==== Listing

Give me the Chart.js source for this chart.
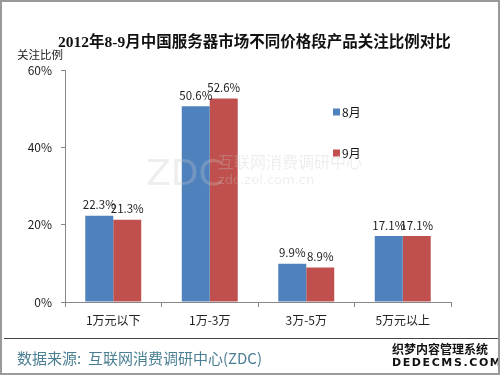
<!DOCTYPE html>
<html>
<head>
<meta charset="utf-8">
<script src="https://cdn.jsdelivr.net/npm/chart.js@4/dist/chart.umd.min.js"></script>
<style>
  html, body { margin: 0; padding: 0; background: #fff; }
  #wrap { position: relative; width: 500px; height: 375px; box-sizing: border-box; border: 2px solid #9a9a9a; overflow: hidden; }
  #chart { position: absolute; left: -2px; top: -2px; }
  .txt { position: absolute; white-space: nowrap; font-family: "Noto Sans CJK SC", "Noto Sans", sans-serif; }
</style>
</head>
<body>
<div id="wrap">
  <canvas id="chart" width="500" height="375"></canvas>
  <div class="txt" style="left:56px;top:27px;font-family:'Liberation Serif','Noto Sans CJK SC',serif;font-weight:bold;font-size:15.5px;color:#111;">2012年8-9月中国服务器市场不同价格段产品关注比例对比</div>
  <div class="txt" style="left:15px;top:44px;font-size:11.5px;color:#222;">关注比例</div>
  <div class="txt" style="left:2px;top:336px;width:494px;height:0;border-top:1.5px solid #444;"></div>
  <div class="txt" style="left:15px;top:345px;font-size:15px;color:#4a7f93;">数据来源:&nbsp;&nbsp;互联网消费调研中心(ZDC)</div>
  <div class="txt" style="left:390px;top:340px;font-size:12px;font-weight:bold;color:#111;line-height:13px;">织梦内容管理系统</div>
  <div class="txt" style="left:390px;top:354px;font-family:'DejaVu Sans',sans-serif;font-size:11px;font-weight:bold;letter-spacing:1.6px;color:#111;line-height:13px;">DEDECMS.COM</div>
</div>
<script>
const categories = ['1万元以下', '1万-3万', '3万-5万', '5万元以上'];
const seriesNames = ['8月', '9月'];
const augValues = [22.3, 50.6, 9.9, 17.1];
const sepValues = [21.3, 52.6, 8.9, 17.1];
const yTicks = [0, 20, 40, 60];
const seriesColors = ['#4f81bd', '#c0504d'];

const FONT = '"Noto Sans CJK SC", "Noto Sans", sans-serif';

// value labels above every bar
const barLabels = {
  id: 'barLabels',
  afterDatasetsDraw(chart) {
    const ctx = chart.ctx;
    ctx.save();
    ctx.font = '11.5px ' + FONT;
    ctx.fillStyle = '#222';
    ctx.textAlign = 'center';
    ctx.textBaseline = 'bottom';
    chart.data.datasets.forEach((ds, i) => {
      chart.getDatasetMeta(i).data.forEach((bar, j) => {
        ctx.fillText(ds.data[j].toFixed(1) + '%', bar.x, bar.y - 5);
      });
    });
    ctx.restore();
  },
};

// legend drawn on the right side, stacked
const sideLegend = {
  id: 'sideLegend',
  afterDraw(chart) {
    const ctx = chart.ctx;
    ctx.save();
    ctx.font = '12px ' + FONT;
    ctx.textBaseline = 'middle';
    const rows = [112, 153];
    seriesNames.forEach((name, i) => {
      ctx.fillStyle = seriesColors[i];
      ctx.fillRect(333, rows[i] - 3.5, 7, 7);
      ctx.fillStyle = '#111';
      ctx.fillText(name, 342, rows[i]);
    });
    ctx.restore();
  },
};

// faint ZDC watermark over the plot
const watermark = {
  id: 'watermark',
  afterDraw(chart) {
    const ctx = chart.ctx;
    ctx.save();
    ctx.fillStyle = 'rgba(200, 200, 200, 0.3)';
    ctx.textBaseline = 'alphabetic';
    ctx.font = '36px "DejaVu Sans", sans-serif';
    ctx.fillText('ZDC', 146, 185);
    ctx.font = '16px ' + FONT;
    ctx.fillText('互联网消费调研中心', 218, 168);
    ctx.font = '13px "DejaVu Sans", sans-serif';
    ctx.fillText('zdc.zol.com.cn', 218, 184);
    ctx.restore();
  },
};

new Chart(document.getElementById('chart'), {
  type: 'bar',
  data: {
    labels: categories,
    datasets: [
      { label: seriesNames[0], data: augValues, backgroundColor: seriesColors[0] },
      { label: seriesNames[1], data: sepValues, backgroundColor: seriesColors[1] },
    ],
  },
  options: {
    responsive: false,
    animation: false,
    layout: { padding: { top: 70, right: 49, bottom: 0, left: 0 } },
    datasets: { bar: { categoryPercentage: 0.58, barPercentage: 1.0 } },
    plugins: { legend: { display: false }, tooltip: { enabled: false }, title: { display: false } },
    scales: {
      x: {
        afterFit(scale) { scale.height = 73; },
        grid: { offset: true, drawOnChartArea: false, drawTicks: true, tickLength: 5, color: '#888' },
        border: { color: '#888', width: 1 },
        ticks: { color: '#222', font: { size: 12, family: FONT }, padding: 6 },
      },
      y: {
        min: 0,
        max: 60,
        afterFit(scale) { scale.width = 65; },
        afterBuildTicks(scale) { scale.ticks = yTicks.map((v) => ({ value: v })); },
        grid: { drawOnChartArea: false, drawTicks: true, tickLength: 4, color: '#888' },
        border: { color: '#888', width: 1 },
        ticks: { color: '#222', font: { size: 12, family: FONT }, padding: 9, callback: (v) => v + '%' },
      },
    },
  },
  plugins: [barLabels, sideLegend, watermark],
});
</script>
</body>
</html>
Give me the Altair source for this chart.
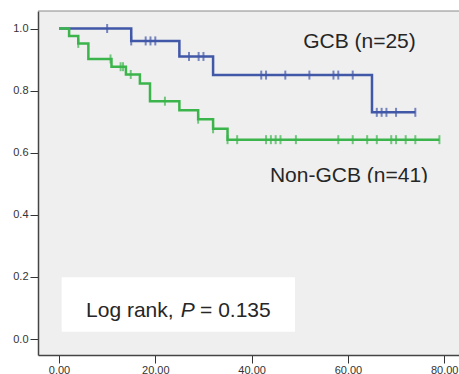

========

Exercise description: Reproduce every entry word for word, but skip any pictures.

The response:
Give me the Chart.js source for this chart.
<!DOCTYPE html>
<html>
<head>
<meta charset="utf-8">
<script src="https://cdn.jsdelivr.net/npm/chart.js@4/dist/chart.umd.min.js"></script>
<style>
  html, body { margin: 0; padding: 0; background: #fff; }
  #wrap { position: relative; width: 500px; height: 375px; box-sizing: border-box; border: 2px solid #9a9a9a; overflow: hidden; }
  #chart { position: absolute; left: -2px; top: -2px; }
  .txt { position: absolute; white-space: nowrap; font-family: "Noto Sans CJK SC", "Noto Sans", sans-serif; }
</style>
</head>
<body>
<div id="wrap">
  <canvas id="chart" width="500" height="375"></canvas>
  <div class="txt" style="left:56px;top:27px;font-family:'Liberation Serif','Noto Sans CJK SC',serif;font-weight:bold;font-size:15.5px;color:#111;">2012年8-9月中国服务器市场不同价格段产品关注比例对比</div>
  <div class="txt" style="left:15px;top:44px;font-size:11.5px;color:#222;">关注比例</div>
  <div class="txt" style="left:2px;top:336px;width:494px;height:0;border-top:1.5px solid #444;"></div>
  <div class="txt" style="left:15px;top:345px;font-size:15px;color:#4a7f93;">数据来源:&nbsp;&nbsp;互联网消费调研中心(ZDC)</div>
  <div class="txt" style="left:390px;top:340px;font-size:12px;font-weight:bold;color:#111;line-height:13px;">织梦内容管理系统</div>
  <div class="txt" style="left:390px;top:354px;font-family:'DejaVu Sans',sans-serif;font-size:11px;font-weight:bold;letter-spacing:1.6px;color:#111;line-height:13px;">DEDECMS.COM</div>
</div>
<script>
const categories = ['1万元以下', '1万-3万', '3万-5万', '5万元以上'];
const seriesNames = ['8月', '9月'];
const augValues = [22.3, 50.6, 9.9, 17.1];
const sepValues = [21.3, 52.6, 8.9, 17.1];
const yTicks = [0, 20, 40, 60];
const seriesColors = ['#4f81bd', '#c0504d'];

const FONT = '"Noto Sans CJK SC", "Noto Sans", sans-serif';

// value labels above every bar
const barLabels = {
  id: 'barLabels',
  afterDatasetsDraw(chart) {
    const ctx = chart.ctx;
    ctx.save();
    ctx.font = '11.5px ' + FONT;
    ctx.fillStyle = '#222';
    ctx.textAlign = 'center';
    ctx.textBaseline = 'bottom';
    chart.data.datasets.forEach((ds, i) => {
      chart.getDatasetMeta(i).data.forEach((bar, j) => {
        ctx.fillText(ds.data[j].toFixed(1) + '%', bar.x, bar.y - 5);
      });
    });
    ctx.restore();
  },
};

// legend drawn on the right side, stacked
const sideLegend = {
  id: 'sideLegend',
  afterDraw(chart) {
    const ctx = chart.ctx;
    ctx.save();
    ctx.font = '12px ' + FONT;
    ctx.textBaseline = 'middle';
    const rows = [112, 153];
    seriesNames.forEach((name, i) => {
      ctx.fillStyle = seriesColors[i];
      ctx.fillRect(333, rows[i] - 3.5, 7, 7);
      ctx.fillStyle = '#111';
      ctx.fillText(name, 342, rows[i]);
    });
    ctx.restore();
  },
};

// faint ZDC watermark over the plot
const watermark = {
  id: 'watermark',
  afterDraw(chart) {
    const ctx = chart.ctx;
    ctx.save();
    ctx.fillStyle = 'rgba(200, 200, 200, 0.3)';
    ctx.textBaseline = 'alphabetic';
    ctx.font = '36px "DejaVu Sans", sans-serif';
    ctx.fillText('ZDC', 146, 185);
    ctx.font = '16px ' + FONT;
    ctx.fillText('互联网消费调研中心', 218, 168);
    ctx.font = '13px "DejaVu Sans", sans-serif';
    ctx.fillText('zdc.zol.com.cn', 218, 184);
    ctx.restore();
  },
};

new Chart(document.getElementById('chart'), {
  type: 'bar',
  data: {
    labels: categories,
    datasets: [
      { label: seriesNames[0], data: augValues, backgroundColor: seriesColors[0] },
      { label: seriesNames[1], data: sepValues, backgroundColor: seriesColors[1] },
    ],
  },
  options: {
    responsive: false,
    animation: false,
    layout: { padding: { top: 70, right: 49, bottom: 0, left: 0 } },
    datasets: { bar: { categoryPercentage: 0.58, barPercentage: 1.0 } },
    plugins: { legend: { display: false }, tooltip: { enabled: false }, title: { display: false } },
    scales: {
      x: {
        afterFit(scale) { scale.height = 73; },
        grid: { offset: true, drawOnChartArea: false, drawTicks: true, tickLength: 5, color: '#888' },
        border: { color: '#888', width: 1 },
        ticks: { color: '#222', font: { size: 12, family: FONT }, padding: 6 },
      },
      y: {
        min: 0,
        max: 60,
        afterFit(scale) { scale.width = 65; },
        afterBuildTicks(scale) { scale.ticks = yTicks.map((v) => ({ value: v })); },
        grid: { drawOnChartArea: false, drawTicks: true, tickLength: 4, color: '#888' },
        border: { color: '#888', width: 1 },
        ticks: { color: '#222', font: { size: 12, family: FONT }, padding: 9, callback: (v) => v + '%' },
      },
    },
  },
  plugins: [barLabels, sideLegend, watermark],
});
</script>
</body>
</html>
Give me the Altair source for this chart.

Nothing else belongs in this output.